Ahead of the BofA Securities Asia Pacific Conference, which begins Monday, Candace Browning, the bank’s head of global research, said Asia is increasingly becoming a magnet for global capital.
According to Browning, “We’re seeing clients diversify away from the U.S. into Asia. The stimulus potential is significant, competition in the tech space is real, and valuations here provide a buffer compared to expensive U.S. stocks.
“Asia is the backbone of the global AI supply chain,” she said. “The region underpins nearly every layer of the AI stack and can drive both hardware production and software innovation”, Browning added.
From the first half of 2020 through the end of 2024, U.S. equities attracted a staggering US$1.2 trillion in inflows, compared with just US$200 billion for the rest of the world combined.
However, momentum has slowed this year.
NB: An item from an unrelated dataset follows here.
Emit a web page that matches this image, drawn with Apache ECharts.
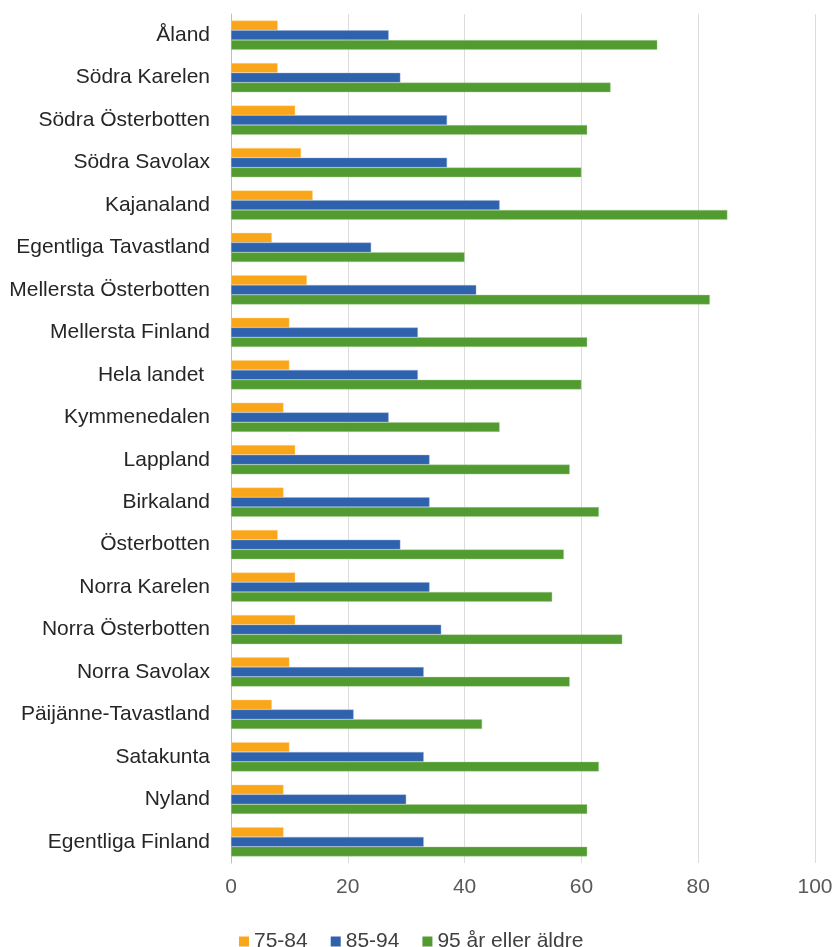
<!DOCTYPE html>
<html>
<head>
<meta charset="utf-8">
<script src="https://cdn.jsdelivr.net/npm/echarts@6/dist/echarts.min.js"></script>
<style>
html,body{margin:0;padding:0;background:#fff;}
#chart{width:838px;height:947px;}
</style>
</head>
<body>
<div id="chart"></div>
<script>
const categories = ["Åland","Södra Karelen","Södra Österbotten","Södra Savolax","Kajanaland","Egentliga Tavastland","Mellersta Österbotten","Mellersta Finland","Hela landet ","Kymmenedalen","Lappland","Birkaland","Österbotten","Norra Karelen","Norra Österbotten","Norra Savolax","Päijänne-Tavastland","Satakunta","Nyland","Egentliga Finland"];
const s7584 = [8,8,11,12,14,7,13,10,10,9,11,9,8,11,11,10,7,10,9,9];
const s8594 = [27,29,37,37,46,24,42,32,32,27,34,34,29,34,36,33,21,33,30,33];
const s95 = [73,65,61,60,85,40,82,61,60,46,58,63,57,55,67,58,43,63,61,61];
const seriesNames = ["75-84","85-94","95 år eller äldre"];
const xTicks = [0,20,40,60,80,100];

const colors = ["#faa61a","#2e62ad","#529b31"];
const borders = ["rgba(255,215,140,0.8)","rgba(150,175,220,0.8)","rgba(170,210,150,0.8)"];
const chart = echarts.init(document.getElementById('chart'), null, {renderer:'canvas'});
const font = '"Liberation Sans", Arial, sans-serif';
const data = [s7584, s8594, s95];
chart.setOption({
  animation:false,
  color: colors,
  textStyle:{fontFamily:font},
  grid:{left:231, right:23, top:14, bottom:84, containLabel:false},
  legend:{
    data: seriesNames,
    left:234, top:926,
    itemWidth:10, itemHeight:10, itemGap:23,
    icon:'rect',
    itemStyle:{borderWidth:0},
    textStyle:{fontSize:21, color:'#404040', fontFamily:font}
  },
  xAxis:{
    type:'value', min:xTicks[0], max:xTicks[xTicks.length-1], interval:20,
    axisLine:{show:false}, axisTick:{show:false},
    splitLine:{lineStyle:{color:'#dcdcdc', width:1}},
    axisLabel:{fontSize:21, color:'#595959', margin:14, fontFamily:font}
  },
  yAxis:{
    type:'category', data:categories, inverse:true,
    axisLine:{lineStyle:{color:'#bfbfbf', width:1}},
    axisTick:{show:false},
    axisLabel:{fontSize:21, color:'#262626', margin:21, fontFamily:font}
  },
  series: seriesNames.map((n,i)=>({
    name:n, type:'bar', data:data[i],
    barGap:'0%', barCategoryGap:'31%',
    itemStyle:{color:colors[i], borderColor:borders[i], borderWidth:0.5}
  }))
});
</script>
</body>
</html>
So far in 2025, investors have evenly split allocations between U.S. equity funds and international markets, sending roughly US$50 of every US$100 to non-U.S. destinations, BofA data shows.
Lower U.S. yields and expectations of Federal Reserve rate cuts in 2025 – 2026 are driving renewed interest in Asia’s equity and debt markets.
The AI revolution is a major catalyst. BofA projects that the global AI market will quadruple from US$300 billion in 2025 to nearly US$1.2 trillion by 2030, with Asia-Pacific expected to capture about US$1 trillion of that growth, led by mainland China’s expanding AI ecosystem.